It is estimated that approximately 40% of the population in the United States will experience some form of dizziness or balance difficulty over the course of a lifetime (National Institute on Deafness and Other Communication Disorders [NIDCD], 2014). The true incidence and prevalence of balance system disorders in adults and children are unknown. This may be due, in part, to the wide range of symptoms attributable to balance disorders, the underlying cause(s), the length or frequency of the disorder, and the varied diagnostic techniques used for detection.
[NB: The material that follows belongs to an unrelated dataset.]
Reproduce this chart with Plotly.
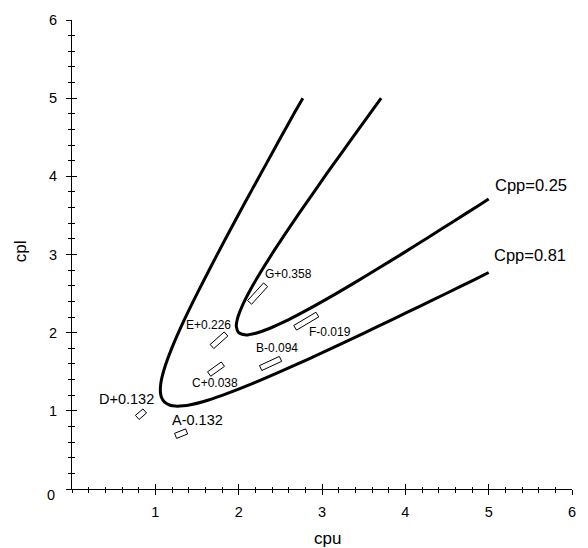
import math
import plotly.graph_objects as go

# ---------------- data ----------------
cpp081_cpu = [2.77, 2.676, 2.504, 2.334, 2.164, 1.995, 1.828, 1.663, 1.501, 1.344, 1.198, 1.120, 1.078, 1.064,
              1.061, 1.072, 1.111, 1.178, 1.239, 1.336, 1.422, 1.580, 1.802, 2.156, 2.499, 2.837, 3.172,
              3.505, 3.836, 4.166, 4.496, 4.825, 5.00]
cpp081_cpl = [5.00, 4.825, 4.496, 4.166, 3.836, 3.505, 3.172, 2.837, 2.499, 2.156, 1.802, 1.580, 1.422, 1.336,
              1.239, 1.178, 1.111, 1.072, 1.061, 1.064, 1.078, 1.120, 1.198, 1.344, 1.501, 1.663, 1.828,
              1.995, 2.164, 2.334, 2.504, 2.676, 2.77]

cpp025_cpu = [3.71, 3.625, 3.423, 3.221, 3.021, 2.823, 2.627, 2.435, 2.25, 2.144, 2.047, 1.993, 1.975, 1.972,
              2.00, 2.078, 2.125, 2.207, 2.353, 2.556, 2.75, 3.065, 3.373, 3.677, 3.979, 4.279, 4.577,
              4.875, 5.00]
cpp025_cpl = [5.00, 4.875, 4.577, 4.279, 3.979, 3.677, 3.373, 3.065, 2.75, 2.556, 2.353, 2.207, 2.125, 2.078,
              2.00, 1.972, 1.975, 1.993, 2.047, 2.144, 2.25, 2.435, 2.627, 2.823, 3.021, 3.221, 3.423,
              3.625, 3.71]

curve_labels = ["Cpp=0.25", "Cpp=0.81"]
curve_label_cpu = [5.51, 5.49]
curve_label_cpl = [3.89, 2.99]

point_names = ["A-0.132", "B-0.094", "C+0.038", "D+0.132", "E+0.226", "F-0.019", "G+0.358"]
point_cpu = [1.309, 2.383, 1.728, 0.828, 1.764, 2.811, 2.227]
point_cpl = [0.708, 1.606, 1.534, 0.957, 1.903, 2.147, 2.500]
point_angle = [22, 25, 36, 41, 42, 31, 48]      # orientation of each region (deg, on screen)
point_length = [12, 22, 17, 10, 19, 26, 24]     # length of each region (px)

label_cpu = [1.507, 2.464, 1.713, 0.657, 1.643, 3.09, 2.60]
label_cpl = [0.885, 1.808, 1.357, 1.147, 2.095, 2.006, 2.75]

x_ticks = [1, 2, 3, 4, 5, 6]
y_ticks = [0, 1, 2, 3, 4, 5, 6]
y_ticktext = ["", "1", "2", "3", "4", "5", "6"]   # the "0" is drawn slightly lower, separately

# ---------------- layout geometry ----------------
W, H = 588, 548
ML, MR, MT, MB = 72, 14, 14, 59
XR = [0, 6]
YR = [0, 6]
PW, PH = W - ML - MR, H - MT - MB
px_x = PW / (XR[1] - XR[0])
px_y = PH / (YR[1] - YR[0])
RECT_W = 5.5

FONT = "Liberation Sans, Arial, sans-serif"

fig = go.Figure()

for cx, cy in [(cpp081_cpu, cpp081_cpl), (cpp025_cpu, cpp025_cpl)]:
    fig.add_trace(go.Scatter(x=cx, y=cy, mode="lines",
                             line=dict(color="black", width=3, shape="spline", smoothing=0.8),
                             hoverinfo="skip", showlegend=False))

for cx, cy, ang, ln in zip(point_cpu, point_cpl, point_angle, point_length):
    t = math.radians(ang)
    ux, uy = math.cos(t), math.sin(t)
    vx, vy = -uy, ux
    xs, ys = [], []
    for a, b in [(1, 1), (1, -1), (-1, -1), (-1, 1), (1, 1)]:
        dx = a * ux * ln / 2 + b * vx * RECT_W / 2
        dy = a * uy * ln / 2 + b * vy * RECT_W / 2
        xs.append(cx + dx / px_x)
        ys.append(cy + dy / px_y)
    fig.add_trace(go.Scatter(x=xs, y=ys, mode="lines", fill="toself", fillcolor="white",
                             line=dict(color="black", width=1), hoverinfo="skip", showlegend=False))

for name, lx, ly in zip(point_names, label_cpu, label_cpl):
    size = 14.5 if name[0] in "AD" else 12
    fig.add_annotation(x=lx, y=ly, text=name, showarrow=False, xanchor="center", yanchor="middle",
                       font=dict(family=FONT, size=size, color="black"))

for name, lx, ly in zip(curve_labels, curve_label_cpu, curve_label_cpl):
    fig.add_annotation(x=lx, y=ly, text=name, showarrow=False, xanchor="center", yanchor="middle",
                       font=dict(family=FONT, size=16.5, color="black"))


def minor(ticks):
    return dict(ticks=ticks, ticklen=2.5, tickcolor="black", tickwidth=1,
                tickmode="linear", tick0=0, dtick=0.2, showgrid=False)


axis_common = dict(showgrid=False, zeroline=False, showline=True, linecolor="black", linewidth=1.2,
                   ticks="outside", ticklen=5, tickcolor="black", tickwidth=1,
                   tickfont=dict(family=FONT, size=14.5, color="black"),
                   minor=minor("outside"))
overlay_common = dict(showgrid=False, zeroline=False, showline=False, ticks="inside", ticklen=5,
                      tickcolor="black", tickwidth=1, showticklabels=False, minor=minor("inside"))

fig.update_layout(
    width=W, height=H, margin=dict(l=ML, r=MR, t=MT, b=MB),
    paper_bgcolor="white", plot_bgcolor="white", showlegend=False,
    xaxis=dict(range=XR, tickmode="array", tickvals=x_ticks, ticktext=[str(v) for v in x_ticks],
               ticklabelstandoff=4, **axis_common),
    yaxis=dict(range=YR, tickmode="array", tickvals=y_ticks, ticktext=y_ticktext,
               ticklabelstandoff=6, **axis_common),
    xaxis2=dict(range=XR, overlaying="x", matches="x", side="bottom",
                tickmode="array", tickvals=x_ticks, **overlay_common),
    yaxis2=dict(range=YR, overlaying="y", matches="y", side="left",
                tickmode="array", tickvals=y_ticks, **overlay_common),
)
# dummy trace to activate secondary axes
fig.add_trace(go.Scatter(x=[None], y=[None], xaxis="x2", yaxis="y2", showlegend=False, hoverinfo="skip"))

# y "0" label, sitting a bit below the axis corner as in the reference
fig.add_annotation(xref="paper", yref="paper", x=(51 - ML) / PW, y=(H - MB - 495) / PH,
                   text=str(y_ticks[0]), showarrow=False, xanchor="center", yanchor="middle",
                   font=dict(family=FONT, size=14.5, color="black"))

fig.add_annotation(xref="paper", yref="paper", x=(329 - ML) / PW, y=(H - MB - 539) / PH,
                   text="cpu", showarrow=False, xanchor="center", yanchor="middle",
                   font=dict(family=FONT, size=17, color="black"))
fig.add_annotation(xref="paper", yref="paper", x=(20 - ML) / PW, y=(H - MB - 248) / PH,
                   text="cpl", showarrow=False, textangle=-90, xanchor="center", yanchor="middle",
                   font=dict(family=FONT, size=17, color="black"))

fig.write_html("out.html")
An epidemiological study conducted in the United States using data from the 2001-2004 National Health and Nutrition Examination Surveys (Centers for Disease Control and Prevention) suggests that 35% of adults aged 40 years or older—approximately 69 million Americans—demonstrate some form of vestibular dysfunction when tested with a postural metric (Agrawal, Carey, Della Santina, Schubert, & Minor, 2009). A 2008 Balance and Dizziness Supplement to the U.S. National Health Interview Survey (Neuhauser et al., 2005) expressed that symptom reports of dizziness and imbalance in adults (within the past year) increased with age (Ward, Agrawal, Hoffman, Carey, & Santina, 2013). Additional population-based studies found that 30% of adults aged 65 years and older experience some form of dizziness (Colledge, Wilson, Macintyre, & MacLennan, 1994), and 24% of adults aged 72 years and older reported symptoms of dizziness lasting at least 1 month (Tinetti, Williams, & Gill, 2000).
Statistics for balance system disorders can vary by type of disorder and how long it lasts. According to the NIDCD, 4% of adults—8 million Americans—reported a chronic problem with balance, and an additional 1.1% (2.4 million) reported a chronic problem with dizziness (NIDCD, 2005). An additional study reported a 12-month prevalence of vestibular vertigo in adults to be roughly 5% and an incidence to be 1.4% (Neuhauser, 2007). Benign paroxysmal positional vertigo (BPPV), the most commonly reported vestibular disorder, accounted for approximately 50% of cases reported in older adults (von Brevern et al., 2007). Based on the study criteria, these authors reported a 1-year BPPV prevalence of 1.6% and a lifetime prevalence of 2.4%. The prevalence increased to 3.4% for individuals 60 years of age or older (von Brevern et al., 2007).
Dizziness and balance disorders can also occur in children (Rine, 2009). Dizziness and vertigo in the pediatric population is estimated to occur in 8%-18% of children (O'Reilly, Grindle, Zwicky, & Morlet, 2011; Niemensivu, Pyykkö, Wiener-Vacher, & Kentala, 2006). In samples of school-age children, 15% had experienced at least one episode of vertigo in the previous year (Humphriss & Hall, 2011; Russell & Abu-Arafeh, 1999). The reported incidence of dizziness varies in relation to the research methods utilized for accumulating data and the clinic where the patients were evaluated. Emerging data suggest that significant associations exist between children diagnosed with balance disorders and reports of hearing loss, syncope, and headache (O'Reilly et al., 2010).